Records for this exercise:
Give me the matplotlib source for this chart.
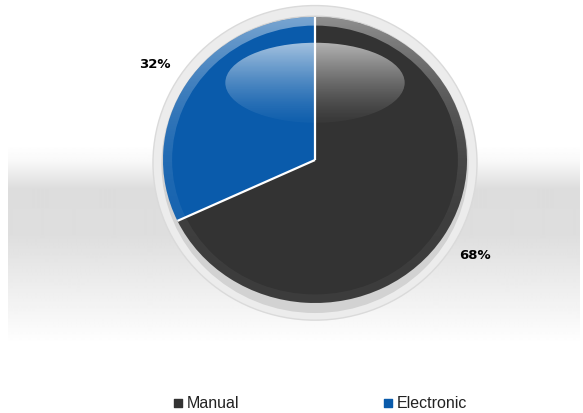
import numpy as np
import matplotlib.pyplot as plt
from matplotlib.patches import Ellipse, Wedge

categories = ['Manual', 'Electronic']
shares = [68, 32]
colors = ['#333333', '#0a5bab']

W, H = 583, 413
fig = plt.figure(figsize=(W / 100, H / 100), dpi=100)
fig.patch.set_facecolor('white')

# background axes in pixel units
ax_bg = fig.add_axes([0, 0, 1, 1])
ax_bg.set_xlim(0, W)
ax_bg.set_ylim(H, 0)
ax_bg.axis('off')

# soft grey band behind the pie
ys = np.linspace(0, 1, 200)
shade = np.interp(ys, [0, 0.08, 0.22, 0.45, 0.75, 1.0],
                  [1.0, 0.975, 0.865, 0.87, 0.94, 1.0])
band = np.repeat(shade[:, None], 2, axis=1)
ax_bg.imshow(band, cmap='gray', vmin=0, vmax=1, extent=[8, 580, 345, 145],
             origin='upper', aspect='auto', interpolation='bilinear', zorder=0)

# legend along the bottom
for i, (name, col) in enumerate(zip(categories, colors)):
    x0 = 178 + i * 210
    ax_bg.scatter([x0], [403], marker='s', s=30, color=col, zorder=3)
    ax_bg.text(x0 + 9, 403, name, fontsize=11.5, family='Liberation Sans',
               color='#222222', va='center', ha='left')

# pie axes: the pie is slightly wider than tall
cx, cy, rx, ry = 315, 160, 152, 143
half_w, half_h = 172, 165
ax = fig.add_axes([(cx - half_w) / W, (H - cy - half_h) / H,
                   2 * half_w / W, 2 * half_h / H])
ax.set_facecolor('none')

# outer ring and grey rim behind the pie
ax.add_patch(Ellipse((0, -0.02), 2 * 1.066, 2 * 1.10, facecolor='#ececec',
                     edgecolor='#dadada', lw=1, zorder=0))
ax.add_patch(Ellipse((0, -0.03), 2 * 1.01, 2 * 1.04, facecolor='#d2d2d2',
                     edgecolor='none', zorder=0.5))

wedges, _, autotexts = ax.pie(shares, colors=colors, startangle=90,
                              counterclock=False, radius=1, frame=True,
                              autopct='%1.0f%%', pctdistance=1.25,
                              wedgeprops=dict(linewidth=0))
for t in autotexts:
    t.set_fontsize(9.5)
    t.set_fontweight('bold')
    t.set_family('DejaVu Sans Condensed')
    t.set_color('black')

# lighter rim, strongest along the top edge
rim = Wedge((0, 0), 1.0, 0, 360, width=0.06, facecolor='none', edgecolor='none')
ax.add_patch(rim)
ry_grid = np.linspace(0, 1, 100)
rim_rgba = np.ones((100, 2, 4))
rim_rgba[:, :, 3] = (0.05 + 0.4 * (1 - ry_grid) ** 3)[:, None]
rim_im = ax.imshow(rim_rgba, extent=[-1, 1, -1, 1], origin='upper',
                   aspect='auto', interpolation='bilinear', zorder=3)
rim_im.set_clip_path(rim)

# white separators between slices
bounds = 90 - 360 * np.cumsum([0] + shares[:-1]) / sum(shares)
for a in np.radians(bounds):
    ax.plot([0, np.cos(a)], [0, np.sin(a)], color='white', lw=1.6,
            zorder=5, solid_capstyle='butt')

# glossy highlight near the top
gloss = Ellipse((0, 0.54), 1.18, 0.56, facecolor='none', edgecolor='none')
ax.add_patch(gloss)
gy = np.linspace(0, 1, 100)
rgba = np.ones((100, 2, 4))
rgba[:, :, 3] = (0.6 * (1 - gy) ** 1.3 + 0.03)[:, None]
im = ax.imshow(rgba, extent=[-0.59, 0.59, 0.26, 0.82], origin='upper',
               aspect='auto', interpolation='bilinear', zorder=4)
im.set_clip_path(gloss)

ax.set_xlim(-half_w / rx, half_w / rx)
ax.set_ylim(-half_h / ry, half_h / ry)
ax.set_aspect('auto')
ax.axis('off')

fig.savefig('out.png', dpi=100)
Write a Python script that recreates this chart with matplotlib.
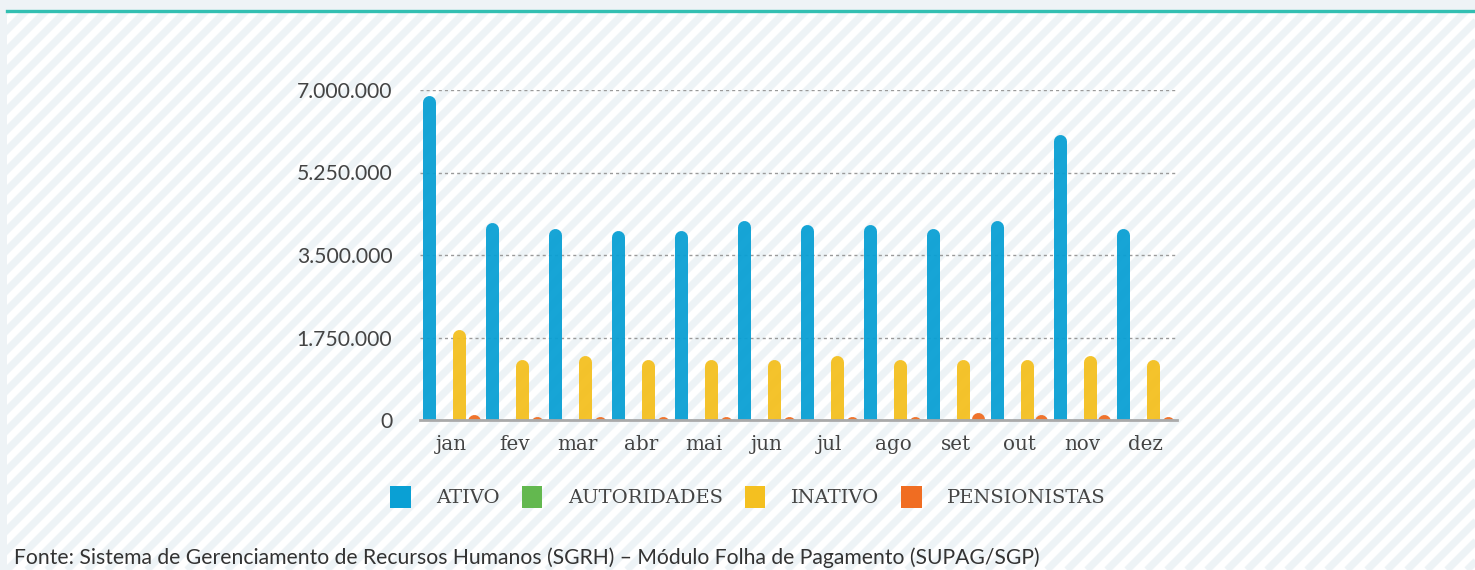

Aim of the exercise:
Give every record back exactly as it reads, with no images.

The solution:
Give me the matplotlib source for this chart.
import numpy as np
import matplotlib.pyplot as plt
from matplotlib.patches import Ellipse, Wedge

categories = ['Manual', 'Electronic']
shares = [68, 32]
colors = ['#333333', '#0a5bab']

W, H = 583, 413
fig = plt.figure(figsize=(W / 100, H / 100), dpi=100)
fig.patch.set_facecolor('white')

# background axes in pixel units
ax_bg = fig.add_axes([0, 0, 1, 1])
ax_bg.set_xlim(0, W)
ax_bg.set_ylim(H, 0)
ax_bg.axis('off')

# soft grey band behind the pie
ys = np.linspace(0, 1, 200)
shade = np.interp(ys, [0, 0.08, 0.22, 0.45, 0.75, 1.0],
                  [1.0, 0.975, 0.865, 0.87, 0.94, 1.0])
band = np.repeat(shade[:, None], 2, axis=1)
ax_bg.imshow(band, cmap='gray', vmin=0, vmax=1, extent=[8, 580, 345, 145],
             origin='upper', aspect='auto', interpolation='bilinear', zorder=0)

# legend along the bottom
for i, (name, col) in enumerate(zip(categories, colors)):
    x0 = 178 + i * 210
    ax_bg.scatter([x0], [403], marker='s', s=30, color=col, zorder=3)
    ax_bg.text(x0 + 9, 403, name, fontsize=11.5, family='Liberation Sans',
               color='#222222', va='center', ha='left')

# pie axes: the pie is slightly wider than tall
cx, cy, rx, ry = 315, 160, 152, 143
half_w, half_h = 172, 165
ax = fig.add_axes([(cx - half_w) / W, (H - cy - half_h) / H,
                   2 * half_w / W, 2 * half_h / H])
ax.set_facecolor('none')

# outer ring and grey rim behind the pie
ax.add_patch(Ellipse((0, -0.02), 2 * 1.066, 2 * 1.10, facecolor='#ececec',
                     edgecolor='#dadada', lw=1, zorder=0))
ax.add_patch(Ellipse((0, -0.03), 2 * 1.01, 2 * 1.04, facecolor='#d2d2d2',
                     edgecolor='none', zorder=0.5))

wedges, _, autotexts = ax.pie(shares, colors=colors, startangle=90,
                              counterclock=False, radius=1, frame=True,
                              autopct='%1.0f%%', pctdistance=1.25,
                              wedgeprops=dict(linewidth=0))
for t in autotexts:
    t.set_fontsize(9.5)
    t.set_fontweight('bold')
    t.set_family('DejaVu Sans Condensed')
    t.set_color('black')

# lighter rim, strongest along the top edge
rim = Wedge((0, 0), 1.0, 0, 360, width=0.06, facecolor='none', edgecolor='none')
ax.add_patch(rim)
ry_grid = np.linspace(0, 1, 100)
rim_rgba = np.ones((100, 2, 4))
rim_rgba[:, :, 3] = (0.05 + 0.4 * (1 - ry_grid) ** 3)[:, None]
rim_im = ax.imshow(rim_rgba, extent=[-1, 1, -1, 1], origin='upper',
                   aspect='auto', interpolation='bilinear', zorder=3)
rim_im.set_clip_path(rim)

# white separators between slices
bounds = 90 - 360 * np.cumsum([0] + shares[:-1]) / sum(shares)
for a in np.radians(bounds):
    ax.plot([0, np.cos(a)], [0, np.sin(a)], color='white', lw=1.6,
            zorder=5, solid_capstyle='butt')

# glossy highlight near the top
gloss = Ellipse((0, 0.54), 1.18, 0.56, facecolor='none', edgecolor='none')
ax.add_patch(gloss)
gy = np.linspace(0, 1, 100)
rgba = np.ones((100, 2, 4))
rgba[:, :, 3] = (0.6 * (1 - gy) ** 1.3 + 0.03)[:, None]
im = ax.imshow(rgba, extent=[-0.59, 0.59, 0.26, 0.82], origin='upper',
               aspect='auto', interpolation='bilinear', zorder=4)
im.set_clip_path(gloss)

ax.set_xlim(-half_w / rx, half_w / rx)
ax.set_ylim(-half_h / ry, half_h / ry)
ax.set_aspect('auto')
ax.axis('off')

fig.savefig('out.png', dpi=100)
Write a Python script that recreates this chart with matplotlib.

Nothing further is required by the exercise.